● **The request**
Make an exact copy of the records, with the pictures left out.

Code that draws figures
----------
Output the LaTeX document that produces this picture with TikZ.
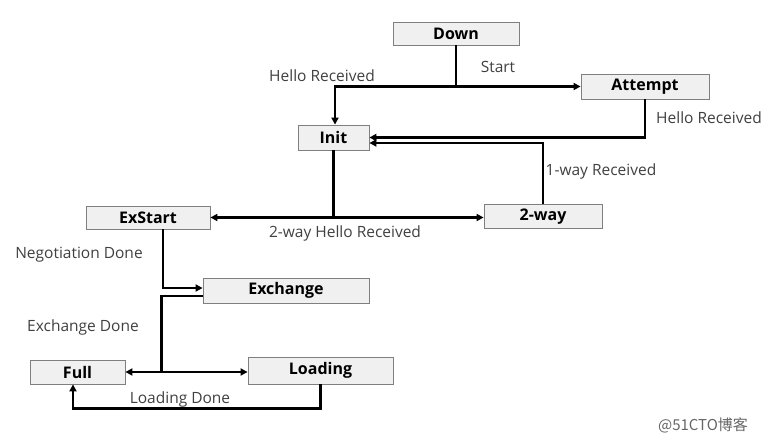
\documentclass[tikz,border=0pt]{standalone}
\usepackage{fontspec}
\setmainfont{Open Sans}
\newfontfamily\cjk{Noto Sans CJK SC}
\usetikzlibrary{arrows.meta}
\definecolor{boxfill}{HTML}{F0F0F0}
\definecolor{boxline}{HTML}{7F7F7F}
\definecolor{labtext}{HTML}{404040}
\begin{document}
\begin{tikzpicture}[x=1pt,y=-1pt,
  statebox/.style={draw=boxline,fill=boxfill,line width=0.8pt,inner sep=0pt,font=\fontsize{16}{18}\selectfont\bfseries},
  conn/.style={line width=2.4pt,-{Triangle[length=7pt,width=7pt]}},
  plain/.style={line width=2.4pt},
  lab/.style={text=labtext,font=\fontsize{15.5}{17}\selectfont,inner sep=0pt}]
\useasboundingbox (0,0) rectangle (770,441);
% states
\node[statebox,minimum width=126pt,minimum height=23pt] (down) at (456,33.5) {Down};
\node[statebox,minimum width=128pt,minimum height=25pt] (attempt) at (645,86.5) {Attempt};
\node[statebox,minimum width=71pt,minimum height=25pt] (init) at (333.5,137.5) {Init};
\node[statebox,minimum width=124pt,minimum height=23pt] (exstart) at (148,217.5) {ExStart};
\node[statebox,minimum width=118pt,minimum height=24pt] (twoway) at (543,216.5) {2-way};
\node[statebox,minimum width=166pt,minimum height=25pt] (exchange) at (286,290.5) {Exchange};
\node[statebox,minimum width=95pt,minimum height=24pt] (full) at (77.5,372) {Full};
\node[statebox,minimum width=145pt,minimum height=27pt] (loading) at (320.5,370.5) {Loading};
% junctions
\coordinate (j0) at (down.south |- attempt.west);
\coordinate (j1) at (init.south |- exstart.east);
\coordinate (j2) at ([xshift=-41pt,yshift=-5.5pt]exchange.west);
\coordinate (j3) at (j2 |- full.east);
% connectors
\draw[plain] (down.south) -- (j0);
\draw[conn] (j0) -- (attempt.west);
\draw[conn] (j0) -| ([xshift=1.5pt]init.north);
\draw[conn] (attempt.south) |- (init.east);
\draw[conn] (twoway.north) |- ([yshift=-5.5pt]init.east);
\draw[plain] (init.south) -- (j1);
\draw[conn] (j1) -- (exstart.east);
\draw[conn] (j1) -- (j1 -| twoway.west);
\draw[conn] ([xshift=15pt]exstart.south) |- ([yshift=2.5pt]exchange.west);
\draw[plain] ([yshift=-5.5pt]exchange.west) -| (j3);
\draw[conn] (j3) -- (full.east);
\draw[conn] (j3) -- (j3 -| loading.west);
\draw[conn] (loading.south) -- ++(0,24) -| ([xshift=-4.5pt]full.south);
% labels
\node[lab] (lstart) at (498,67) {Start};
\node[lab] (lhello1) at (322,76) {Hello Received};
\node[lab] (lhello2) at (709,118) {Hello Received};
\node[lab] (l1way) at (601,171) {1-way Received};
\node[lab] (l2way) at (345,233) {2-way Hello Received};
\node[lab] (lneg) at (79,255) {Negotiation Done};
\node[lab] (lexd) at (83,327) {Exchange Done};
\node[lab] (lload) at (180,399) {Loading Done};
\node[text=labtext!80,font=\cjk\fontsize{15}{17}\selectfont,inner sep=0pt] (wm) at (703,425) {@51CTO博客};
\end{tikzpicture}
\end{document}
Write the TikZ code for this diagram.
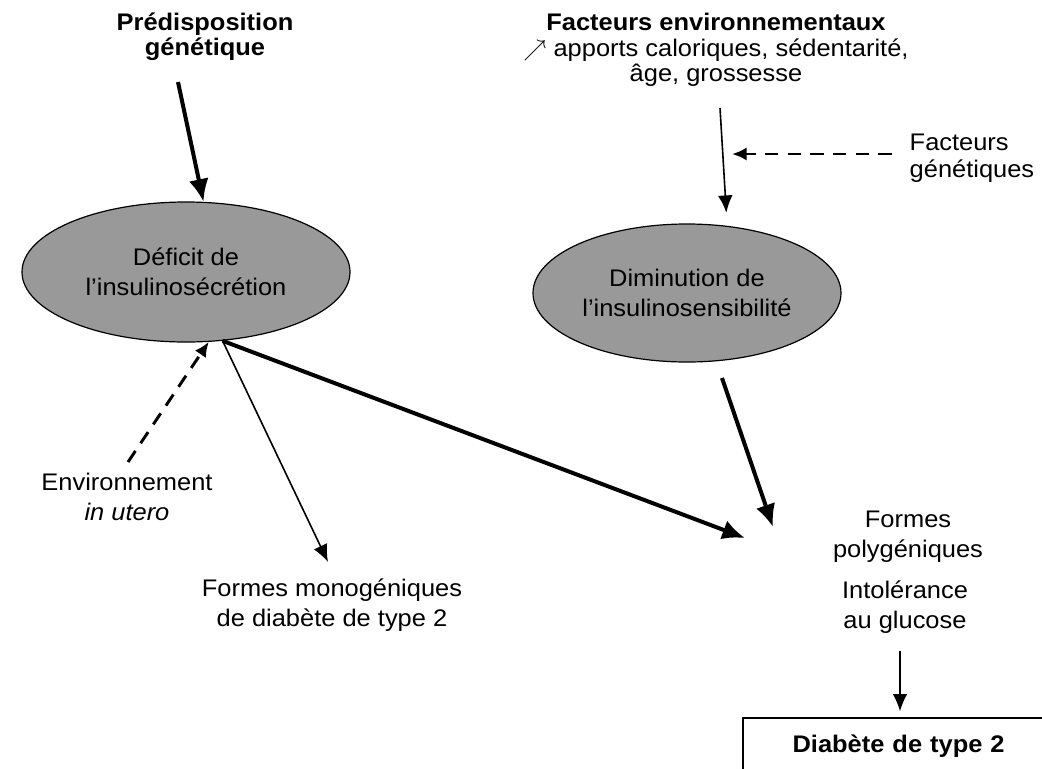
----------
● **Solution to this task**
Output the LaTeX document that produces this picture with TikZ.
\documentclass[tikz,border=0pt]{standalone}
\usepackage{fontspec}
\setmainfont{Open Sans}
\newfontfamily\cjk{Noto Sans CJK SC}
\usetikzlibrary{arrows.meta}
\definecolor{boxfill}{HTML}{F0F0F0}
\definecolor{boxline}{HTML}{7F7F7F}
\definecolor{labtext}{HTML}{404040}
\begin{document}
\begin{tikzpicture}[x=1pt,y=-1pt,
  statebox/.style={draw=boxline,fill=boxfill,line width=0.8pt,inner sep=0pt,font=\fontsize{16}{18}\selectfont\bfseries},
  conn/.style={line width=2.4pt,-{Triangle[length=7pt,width=7pt]}},
  plain/.style={line width=2.4pt},
  lab/.style={text=labtext,font=\fontsize{15.5}{17}\selectfont,inner sep=0pt}]
\useasboundingbox (0,0) rectangle (770,441);
% states
\node[statebox,minimum width=126pt,minimum height=23pt] (down) at (456,33.5) {Down};
\node[statebox,minimum width=128pt,minimum height=25pt] (attempt) at (645,86.5) {Attempt};
\node[statebox,minimum width=71pt,minimum height=25pt] (init) at (333.5,137.5) {Init};
\node[statebox,minimum width=124pt,minimum height=23pt] (exstart) at (148,217.5) {ExStart};
\node[statebox,minimum width=118pt,minimum height=24pt] (twoway) at (543,216.5) {2-way};
\node[statebox,minimum width=166pt,minimum height=25pt] (exchange) at (286,290.5) {Exchange};
\node[statebox,minimum width=95pt,minimum height=24pt] (full) at (77.5,372) {Full};
\node[statebox,minimum width=145pt,minimum height=27pt] (loading) at (320.5,370.5) {Loading};
% junctions
\coordinate (j0) at (down.south |- attempt.west);
\coordinate (j1) at (init.south |- exstart.east);
\coordinate (j2) at ([xshift=-41pt,yshift=-5.5pt]exchange.west);
\coordinate (j3) at (j2 |- full.east);
% connectors
\draw[plain] (down.south) -- (j0);
\draw[conn] (j0) -- (attempt.west);
\draw[conn] (j0) -| ([xshift=1.5pt]init.north);
\draw[conn] (attempt.south) |- (init.east);
\draw[conn] (twoway.north) |- ([yshift=-5.5pt]init.east);
\draw[plain] (init.south) -- (j1);
\draw[conn] (j1) -- (exstart.east);
\draw[conn] (j1) -- (j1 -| twoway.west);
\draw[conn] ([xshift=15pt]exstart.south) |- ([yshift=2.5pt]exchange.west);
\draw[plain] ([yshift=-5.5pt]exchange.west) -| (j3);
\draw[conn] (j3) -- (full.east);
\draw[conn] (j3) -- (j3 -| loading.west);
\draw[conn] (loading.south) -- ++(0,24) -| ([xshift=-4.5pt]full.south);
% labels
\node[lab] (lstart) at (498,67) {Start};
\node[lab] (lhello1) at (322,76) {Hello Received};
\node[lab] (lhello2) at (709,118) {Hello Received};
\node[lab] (l1way) at (601,171) {1-way Received};
\node[lab] (l2way) at (345,233) {2-way Hello Received};
\node[lab] (lneg) at (79,255) {Negotiation Done};
\node[lab] (lexd) at (83,327) {Exchange Done};
\node[lab] (lload) at (180,399) {Loading Done};
\node[text=labtext!80,font=\cjk\fontsize{15}{17}\selectfont,inner sep=0pt] (wm) at (703,425) {@51CTO博客};
\end{tikzpicture}
\end{document}
Write the TikZ code for this diagram.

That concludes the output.